In an era when most media entrepreneurs are racing to shrink formats and monetise micro-moments, Huw Gwyther is doing the opposite. The founder of Wonderland and Man About Town has launched Imagine, a new magazine brand that opens with an ambitious 292-page print debut — an unapologetically maximalist gesture in a media landscape obsessed with brevity.

Published biannually, Imagine is pitched as a digital-first platform that blends high fashion, film, music, art, and design — bolstered by multimedia content and a collectible print edition. It’s a bold play in an industry that continues to reel from print’s long decline, with consumer attention splintered across countless apps, creators, and subcultures.

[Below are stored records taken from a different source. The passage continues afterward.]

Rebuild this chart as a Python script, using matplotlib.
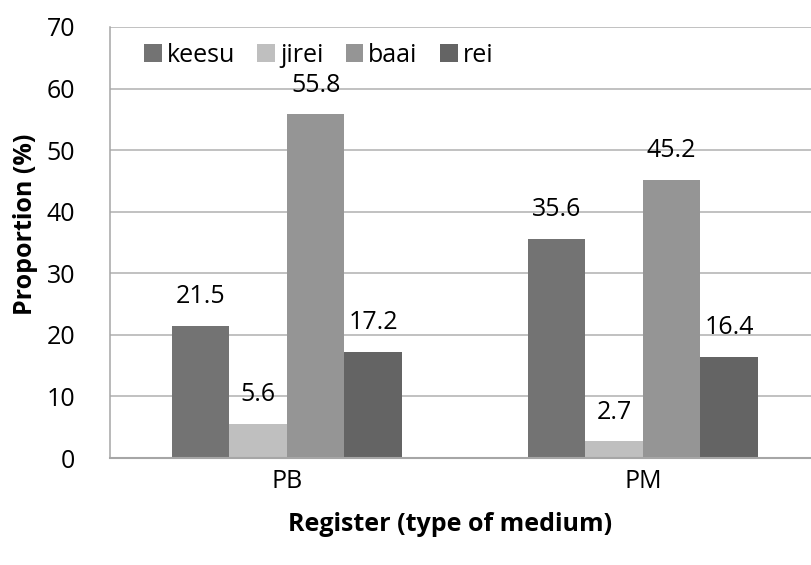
import numpy as np
import matplotlib
matplotlib.use('Agg')
import matplotlib.pyplot as plt

# data
registers = ['PB', 'PM']
series_names = ['keesu', 'jirei', 'baai', 'rei']
keesu = [21.5, 35.6]
jirei = [5.6, 2.7]
baai = [55.8, 45.2]
rei = [17.2, 16.4]
colors = ['#737373', '#bfbfbf', '#959595', '#646464']

plt.rcParams['font.family'] = ['Open Sans', 'DejaVu Sans']
fs = 18

fig = plt.figure(figsize=(8.11, 5.65), dpi=100)
ax = fig.add_axes([110 / 811, 107 / 565, 701 / 811, 431 / 565])

x = np.arange(len(registers))
w = 0.1615
values = [keesu, jirei, baai, rei]
for i, (name, vals) in enumerate(zip(series_names, values)):
    pos = x + (i - 1.5) * w
    ax.bar(pos, vals, width=w, color=colors[i], label=name, zorder=2)
    for px, v in zip(pos, vals):
        ax.annotate(f'{v:.1f}', (px, v), xytext=(0, 21), textcoords='offset points',
                    ha='center', va='center', fontsize=fs, color='black', zorder=3)

ax.set_xlim(-0.497, 1.472)
ax.set_ylim(0, 70)
ax.set_yticks(range(0, 71, 10))
ax.set_xticks(x)
ax.set_xticklabels(registers)
ax.tick_params(axis='both', length=0, labelsize=fs)
ax.tick_params(axis='y', pad=25)
ax.tick_params(axis='x', pad=8)

ax.yaxis.grid(True, color='#b0b0b0', linewidth=1.1, zorder=0)
ax.set_axisbelow(True)
for s in ['top', 'right']:
    ax.spines[s].set_visible(False)
ax.spines['left'].set_color('#a6a6a6')
ax.spines['left'].set_linewidth(1.1)
ax.spines['bottom'].set_color('#a6a6a6')
ax.spines['bottom'].set_linewidth(1.5)

ax.set_ylabel('Proportion (%)', fontsize=fs, fontweight='bold')
ax.yaxis.set_label_coords(-0.103, 0.543)
ax.set_xlabel('Register (type of medium)', fontsize=fs, fontweight='bold')
ax.xaxis.set_label_coords(0.485, -0.125)

fig.legend(loc='center left', bbox_to_anchor=(144 / 811, 1 - 55 / 565), ncol=4,
           frameon=False, fontsize=fs, handlelength=0.7, handleheight=0.7,
           handletextpad=0.2, columnspacing=0.9, borderaxespad=0, borderpad=0)

fig.savefig('out.png', dpi=100)
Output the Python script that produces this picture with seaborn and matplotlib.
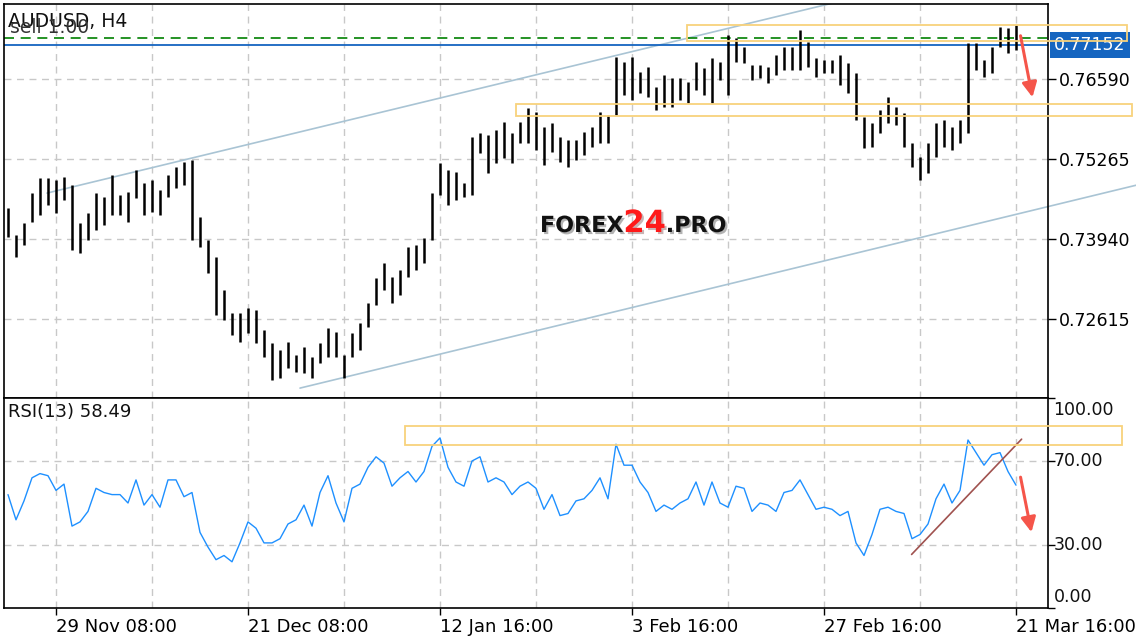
import numpy as np
import seaborn as sns
import matplotlib.pyplot as plt
import matplotlib.patches as mpatches
import matplotlib.patheffects as pe

# AUDUSD H4, high/low of every 4th bar
price_high = [
    0.74453, 0.74006, 0.74204, 0.74701, 0.74950, 0.74950, 0.74917, 0.74966, 0.74834, 0.74204,
    0.74370, 0.74701, 0.74635, 0.75000, 0.74668, 0.74718, 0.75082, 0.74867, 0.74917, 0.74751,
    0.75000, 0.75132, 0.75215, 0.75248, 0.74304, 0.73923, 0.73641, 0.73095, 0.72714, 0.72714,
    0.72797, 0.72764, 0.72432, 0.72217, 0.72101, 0.72234, 0.72018, 0.72151, 0.71985, 0.72217,
    0.72465, 0.72399, 0.72018, 0.72383, 0.72548, 0.72879, 0.73294, 0.73542, 0.73310, 0.73426,
    0.73807, 0.73840, 0.73956, 0.74701, 0.75198, 0.75082, 0.75049, 0.74867, 0.75629, 0.75695,
    0.75662, 0.75745, 0.75877, 0.75695, 0.75877, 0.76109, 0.76043, 0.75794, 0.75861, 0.75629,
    0.75579, 0.75579, 0.75712, 0.75794, 0.76043, 0.75993, 0.76954, 0.76871, 0.76954, 0.76705,
    0.76788, 0.76457, 0.76656, 0.76606, 0.76606, 0.76540, 0.76871, 0.76772, 0.76937, 0.76871,
    0.77318, 0.77269, 0.77120, 0.76821, 0.76821, 0.76788, 0.76987, 0.77120, 0.77120, 0.77401,
    0.77202, 0.76937, 0.76904, 0.76904, 0.76987, 0.76855, 0.76689, 0.75960, 0.75861, 0.76076,
    0.76291, 0.76126, 0.76026, 0.75530, 0.75298, 0.75530, 0.75861, 0.75910, 0.75794, 0.75910,
    0.77186, 0.77186, 0.76904, 0.77120, 0.77451, 0.77434, 0.77484,
]
price_low = [
    0.73973, 0.73641, 0.73840, 0.74221, 0.74337, 0.74503, 0.74370, 0.74585, 0.73757, 0.73708,
    0.73923, 0.74089, 0.74171, 0.74337, 0.74337, 0.74221, 0.74619, 0.74337, 0.74387, 0.74337,
    0.74635, 0.74784, 0.74834, 0.73923, 0.73807, 0.73376, 0.72681, 0.72598, 0.72349, 0.72234,
    0.72383, 0.72217, 0.71985, 0.71604, 0.71637, 0.71803, 0.71737, 0.71720, 0.71637, 0.71886,
    0.71985, 0.71985, 0.71637, 0.71985, 0.72101, 0.72482, 0.72846, 0.73095, 0.72879, 0.73012,
    0.73310, 0.73426, 0.73542, 0.73923, 0.74668, 0.74503, 0.74585, 0.74635, 0.74668, 0.75364,
    0.75033, 0.75198, 0.75281, 0.75198, 0.75530, 0.75530, 0.75414, 0.75165, 0.75380, 0.75215,
    0.75132, 0.75248, 0.75331, 0.75463, 0.75530, 0.75530, 0.75993, 0.76324, 0.76242, 0.76358,
    0.76291, 0.76076, 0.76126, 0.76126, 0.76242, 0.76192, 0.76407, 0.76324, 0.76192, 0.76573,
    0.76324, 0.76871, 0.76855, 0.76573, 0.76606, 0.76523, 0.76656, 0.76739, 0.76739, 0.76739,
    0.76788, 0.76623, 0.76689, 0.76689, 0.76490, 0.76358, 0.75910, 0.75447, 0.75463, 0.75695,
    0.75861, 0.75828, 0.75463, 0.75132, 0.74917, 0.75033, 0.75298, 0.75463, 0.75414, 0.75530,
    0.75695, 0.76739, 0.76623, 0.76689, 0.77120, 0.77020, 0.77070,
]
rsi_vals = [
    54, 42, 51, 62, 64, 63, 56, 59, 39, 41,
    46, 57, 55, 54, 54, 50, 61, 49, 54, 48,
    61, 61, 53, 55, 36, 29, 23, 25, 22, 31,
    41, 38, 31, 31, 33, 40, 42, 49, 39, 55,
    63, 50, 41, 57, 59, 67, 72, 69, 58, 62,
    65, 60, 65, 77, 81, 67, 60, 58, 70, 72,
    60, 62, 60, 54, 58, 60, 57, 47, 54, 44,
    45, 51, 52, 56, 62, 52, 78, 68, 68, 60,
    55, 46, 49, 47, 50, 52, 60, 49, 60, 50,
    48, 58, 57, 46, 50, 49, 46, 55, 56, 61,
    54, 47, 48, 47, 44, 46, 31, 25, 35, 47,
    48, 46, 45, 33, 35, 40, 52, 59, 50, 56,
    80, 74, 68, 73, 74, 65, 58.49,
]

tick_bars = [26, 122, 218, 314, 410, 506]
tick_labels = ["29 Nov 08:00", "21 Dec 08:00", "12 Jan 16:00",
               "3 Feb 16:00", "27 Feb 16:00", "21 Mar 16:00"]
price_ticks = [0.72615, 0.73940, 0.75265, 0.76590]
current_price = 0.77152
sell_level = 0.77264
rsi_ticks = [0, 30, 70, 100]

# drawn objects (bar number, price / rsi)
channel_up = ([21.5, 522], [0.7470, 0.7871])
channel_low = ([148, 566], [0.7147, 0.7483])
zones = [(341.5, 561.5, 0.77219, 0.77484), (256, 564, 0.75977, 0.76175)]
rsi_zone = (200.5, 559, 77.5, 86.7)
rsi_trend = ([453.8, 508.8], [25.5, 80.4])

bars = np.arange(len(price_high)) * 4 + 2   # H4 bar number

sns.set_theme(style="ticks")
plt.rcParams['font.family'] = ['DejaVu Sans']

W, H = 1136, 640
fig = plt.figure(figsize=(W / 100, H / 100), dpi=100)
ax = fig.add_axes([4 / W, (H - 398) / H, 1044 / W, 394 / H])
ax2 = fig.add_axes([4 / W, (H - 608) / H, 1044 / W, 210 / H], sharex=ax)

grid_kw = dict(color='#c8c8c8', ls=(0, (5, 4)), lw=1, zorder=0)
for g in range(26, 522, 48):
    ax.axvline(g, **grid_kw)
    ax2.axvline(g, **grid_kw)
for p in price_ticks:
    ax.axhline(p, **grid_kw)
for r in [30, 70]:
    ax2.axhline(r, **grid_kw)

# price bars
ax.vlines(bars, price_low, price_high, color='black', lw=1.8, zorder=3)
ax.set_xlim(0, 522)
ax.set_ylim(0.71306, 0.77832)

ax.axhline(sell_level, color='#008000', ls=(0, (6, 4)), lw=1.2, zorder=2)
ax.axhline(current_price, color='#1565c0', lw=1.3, zorder=2)

ax.plot(*channel_up, color='#a9c4d4', lw=1.2, zorder=1)
ax.plot(*channel_low, color='#a9c4d4', lw=1.2, zorder=1, clip_on=False)

for x0, x1, y0, y1 in zones:
    ax.add_patch(mpatches.Rectangle((x0, y0), x1 - x0, y1 - y0, fill=False, ec='#f8d27c',
                                    lw=1.3, clip_on=False, zorder=4))

ax.annotate('', xy=(514.5, 0.76242), xytext=(508, 0.77351),
            arrowprops=dict(arrowstyle='-|>', color='#f5554a', lw=2.2, mutation_scale=22),
            annotation_clip=False, zorder=6)

# labels on main panel (the order label sits over the symbol, as in the terminal)
ax.text(0.0038, 0.9416, "AUDUSD, H4", transform=ax.transAxes, fontsize=13.5,
        va='baseline', color='#111111')
ax.text(0.0057, 0.9264, "sell 1.00", transform=ax.transAxes, fontsize=13.5,
        va='baseline', color='#333333')

# watermark
renderer = fig.canvas.get_renderer()
wx = 0.5134
for s, size, col in [("FOREX", 16, '#111111'), ("24", 22, '#ff1a1a'), (".PRO", 16, '#111111')]:
    t = ax.text(wx, 0.4213, s, transform=ax.transAxes, fontsize=size, fontweight='heavy',
                color=col, va='baseline', zorder=7,
                path_effects=[pe.withSimplePatchShadow(offset=(1.5, -1.5), alpha=0.3)])
    bb = t.get_window_extent(renderer)
    wx = ax.transAxes.inverted().transform((bb.x1, bb.y0))[0]

ax.yaxis.tick_right()
ax.set_yticks(price_ticks)
ax.set_yticklabels([f"{p:.5f}" for p in price_ticks])
ax.tick_params(axis='y', length=6, width=1, labelsize=12.5, pad=2, colors='black')
ax.tick_params(axis='x', bottom=False, labelbottom=False)

ax.annotate(f"{current_price:.5f}", xy=(1, current_price), xycoords=('axes fraction', 'data'),
            xytext=(4.5, 0), textcoords='offset points', va='center', ha='left',
            color='white', fontsize=12.5, annotation_clip=False,
            bbox=dict(boxstyle='square,pad=0.25', fc='#1565c0', ec='none'))

# RSI panel
sns.lineplot(x=bars, y=rsi_vals, ax=ax2, color='#1e90ff', lw=1, zorder=3)
ax2.set_ylim(0, 100)
ax2.plot(*rsi_trend, color='#a0524f', lw=1.2, zorder=4)
ax2.add_patch(mpatches.Rectangle((rsi_zone[0], rsi_zone[2]), rsi_zone[1] - rsi_zone[0],
                                 rsi_zone[3] - rsi_zone[2], fill=False, ec='#f8d27c', lw=1.3,
                                 clip_on=False, zorder=4))
ax2.annotate('', xy=(514, 34.8), xytext=(508, 63.6),
             arrowprops=dict(arrowstyle='-|>', color='#f5554a', lw=2.2, mutation_scale=22),
             annotation_clip=False, zorder=6)
ax2.text(0.0038, 0.9095, "RSI(13) 58.49", transform=ax2.transAxes, fontsize=13,
         va='baseline', color='#111111')

ax2.yaxis.tick_right()
ax2.set_yticks(rsi_ticks)
ax2.set_yticklabels([])
ax2.tick_params(axis='y', length=5, width=1, colors='black')
for v in rsi_ticks:
    dy = -8.6 if v == 100 else (7.6 if v == 0 else 0)
    ax2.annotate(f"{v:.2f}", xy=(1, v), xycoords=('axes fraction', 'data'),
                 xytext=(4, dy), textcoords='offset points', va='center', ha='left',
                 fontsize=12.5, color='#111111', annotation_clip=False)

ax2.set_xticks(tick_bars)
ax2.set_xticklabels(tick_labels, ha='left')
ax2.tick_params(axis='x', length=5, width=1, labelsize=13, pad=2, colors='black')
ax2.set_xlabel('')
ax2.set_ylabel('')

for a in (ax, ax2):
    for sp in a.spines.values():
        sp.set_visible(True)
        sp.set_color('black')
        sp.set_linewidth(1.2)

fig.savefig('out.png', dpi=100)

“From day one, the guiding principle has been simple: the only limitation is your imagination,” Gwyther says. But behind the rhetoric lies a calculated strategy: identify and own a niche, build around engaged communities, and lean into luxury’s enduring appeal in both print and digital.

The high stakes of independent publishing

Launching a new media brand in 2025 is not for the faint of heart. Legacy publications are scaling back or folding altogether; digital-native platforms wrestle with monetisation and shifting algorithms. The economics of attention — fast, fractured, and monetised in milliseconds — are not naturally kind to 300-page magazines.

But therein lies the opportunity, at least in theory. Magazines are no longer mass-market vehicles, they are luxury objects, brand statements, and often tools of cultural positioning.

It’s a niche Gwyther knows well. His earlier titles became cult favourites by fusing fashion-forward visuals with pop-cultural intuition. With Imagine he aims to extend that blueprint to a new generation of tastemakers and readers, many of whom discover fashion through TikTok edits and Spotify playlists.

A talent-led, community-centric model

Instead of chasing trends, Imagine puts emphasis on timeless creative direction and unfiltered conversation. The launch issue features emerging global talents — Monster star Nicholas Alexander Chavez, multi-hyphenate Eiza González, and Heartstopper breakout Yasmin Finney among them — across both digital and print covers.

The format is loose by design: there are no rigid themes, but rather a mix of original photography, interviews, and embedded multimedia intended to move seamlessly between screen and page. Contributors include photographers like Sandy Kim and Bartek Szmigulski, stylists such as Marc Forné and Dione Davis, and editors with pedigrees from British Vogue, Dazed, and Vanity Fair.

Editor-in-Chief Olive Walton — whose experience spans music video, film, and digital production — was brought on to help reimagine what luxury editorial might mean today. Fashion Director Justin Hamilton and Beauty Director Kelly Cornwell round out a team selected for both aesthetic vision and cross-platform fluency.

Why print still matters

Despite its digital DNA, Imagine insists on the relevance of print. The launch edition is available globally via curated stockists including Dover Street Market, The Broken Arm in Paris, and London’s Shreeji Newsagents — a deliberate nod to the boutique magazine economy that has quietly thrived even as legacy glossies shuttered.

Print has become a canvas for storytelling that digital can’t replicate — tactile, permanent, curated. For Gwyther, the print object is not just a product but a statement: a tactile artefact in a world of ephemera. It’s also a commercial tool, building brand equity and cultural capital that can then be monetised across other channels — from digital editorial to video, events, and possibly commerce.

As with all independent ventures in 2025, Imagine’s success will hinge not just on vision but on execution — and the ability to build meaningful audience relationships in a landscape where content is instant, disposable, and often free.

Still, for those tired of algorithmic sameness, the arrival of a meticulously crafted, talent-first magazine offers something refreshingly analogue: time, attention, and a point of view.